SHAO presented its Spring Summer 2026 collection, Futures of the Past: Chrome Legacy, during New York Fashion Week at ARTECHOUSE. Designed by Shao Yang, the final chapter of the temporal quadrilogy examined how memory and imagination overlap rather than follow a sequence. Across 31 looks, SHAO envisioned a Chinatown of tomorrow where cultural identity persists while evolving into speculative forms.
Yang framed the collection with a question rooted in personal history: what would her grandparents wear if they entered the future without leaving behind their own past? SHAO translated that thought into garments that moved between eras, linking 1975 with 2075 while remaining alive in the present moment.


The lineup grounded itself in wool suitings, pinstripes, and traditional tailoring details. SHAO used these references to signal continuity, then fractured them into trapezoidal shapes that disrupted conventional form. Chrome-finished leathers and stripped-back denim carried the futuristic edge, while yellow and pink punctuated the restrained palette. A new silhouette defined the season: sharp tailoring offset by controlled oversizing, creating proportion without losing coherence.
“I envisioned my grandparents walking into the future without losing a single thing that made them who they are,” Yang explained. With that idea, SHAO produced clothing that held memory while inhabiting contemporary urgency and stepping into imagined tomorrows. The clothes had to carry the past, live in the present, and exist in speculative futures where rituals endure.

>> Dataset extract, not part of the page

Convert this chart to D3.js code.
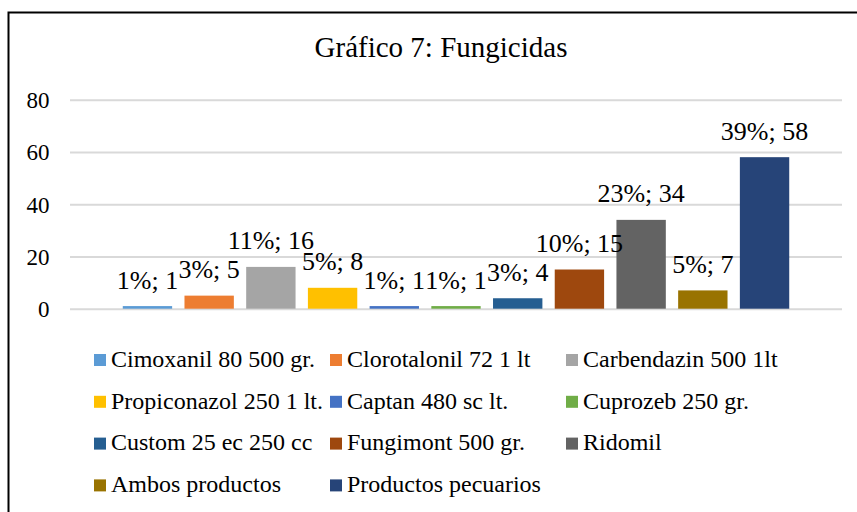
<!DOCTYPE html>
<html>
<head>
<meta charset="utf-8">
<script src="https://cdn.jsdelivr.net/npm/d3@7"></script>
<style>
  body { margin: 0; background: #fff; }
  svg text { font-family: "Liberation Serif", "Times New Roman", serif; fill: #000; }
  .grid line { stroke: #d9d9d9; stroke-width: 2; }
  .grid path { display: none; }
  .yaxis path, .yaxis line { display: none; }
  .yaxis text { font-size: 23px; }
</style>
</head>
<body>
<svg></svg>
<script>
const w = 857;
const h = 512;

// Data
const productos = [
  "Cimoxanil 80 500 gr.", "Clorotalonil 72 1 lt", "Carbendazin 500 1lt",
  "Propiconazol 250 1 lt.", "Captan 480 sc lt.", "Cuprozeb 250 gr.",
  "Custom 25 ec 250 cc", "Fungimont 500 gr.", "Ridomil",
  "Ambos productos", "Productos pecuarios"
];
const cantidades = [1, 5, 16, 8, 1, 1, 4, 15, 34, 7, 58];
const porcentajes = ["1%", "3%", "11%", "5%", "1%", "1%", "3%", "10%", "23%", "5%", "39%"];
const colores = [
  "#5b9bd5", "#ed7d31", "#a5a5a5", "#ffc000", "#4472c4", "#70ad47",
  "#255e91", "#9e480e", "#636363", "#997300", "#264478"
];
const yTicks = [0, 20, 40, 60, 80];

const svg = d3.select("svg")
    .attr("width", w)
    .attr("height", h);

// chart frame (only top and left edges fall inside the picture)
svg.append("rect")
    .attr("x", 8.5)
    .attr("y", 12.5)
    .attr("width", 900)
    .attr("height", 600)
    .attr("fill", "none")
    .attr("stroke", "#000")
    .attr("stroke-width", 2);

svg.append("text")
    .attr("x", 441)
    .attr("y", 57)
    .attr("text-anchor", "middle")
    .attr("font-size", 29)
    .text("Gráfico 7: Fungicidas");

const plot = { left: 70, right: 842, top: 99.7, bottom: 308.7 };

const y = d3.scaleLinear()
    .domain([0, 80])
    .range([plot.bottom, plot.top]);

const x = d3.scaleBand()
    .domain(productos)
    .range([116.6, 795.4])
    .paddingInner(0.2)
    .paddingOuter(0.1);

svg.append("g")
    .attr("class", "grid")
    .attr("transform", `translate(${plot.left},0)`)
    .call(d3.axisLeft(y).tickValues(yTicks).tickSize(-(plot.right - plot.left)).tickFormat(""));

svg.append("g")
    .attr("class", "yaxis")
    .attr("transform", `translate(49.5,0)`)
    .call(d3.axisLeft(y).tickValues(yTicks).tickSize(0).tickPadding(0))
    .selectAll("text")
    .attr("dy", "0.34em");

const datos = productos.map((p, i) => ({ p, v: cantidades[i], pct: porcentajes[i], c: colores[i] }));

svg.selectAll(".bar")
    .data(datos)
    .enter()
    .append("rect")
    .attr("class", "bar")
    .attr("x", d => x(d.p))
    .attr("width", x.bandwidth())
    .attr("y", d => y(d.v))
    .attr("height", d => y(0) - y(d.v))
    .attr("fill", d => d.c);

svg.selectAll(".bar-label")
    .data(datos)
    .enter()
    .append("text")
    .attr("class", "bar-label")
    .attr("x", d => x(d.p) + x.bandwidth() / 2)
    .attr("y", d => y(d.v) - 17.5)
    .attr("text-anchor", "middle")
    .attr("font-size", 26)
    .text(d => `${d.pct}; ${d.v}`);

// Legend
const colX = [94, 330, 566];
const rowY = [360, 401.8, 443.6, 485.4];

const legend = svg.selectAll(".legend")
    .data(datos)
    .enter()
    .append("g")
    .attr("class", "legend")
    .attr("transform", (d, i) => `translate(${colX[i % 3]},${rowY[Math.floor(i / 3)]})`);

legend.append("rect")
    .attr("x", 0)
    .attr("y", -6)
    .attr("width", 12)
    .attr("height", 12)
    .attr("fill", d => d.c);

legend.append("text")
    .attr("x", 17)
    .attr("y", 6.7)
    .attr("font-size", 24)
    .text(d => d.p);
</script>
</body>
</html>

Each garment revealed evidence of pressing, polishing, and mending, gestures that show clothing as an object of care. Yang developed this ethos during her years at The Tailory NY, where she worked with New York’s creative community on pieces that honor both shared traditions and individual identities.
The staging at ARTECHOUSE amplified the narrative. Digital environments shifted and flickered around the models, creating a dialogue between physical craft and technological frame. SHAO used technology to amplify memory rather than obscure it, situating the clothes within a porous sense of time.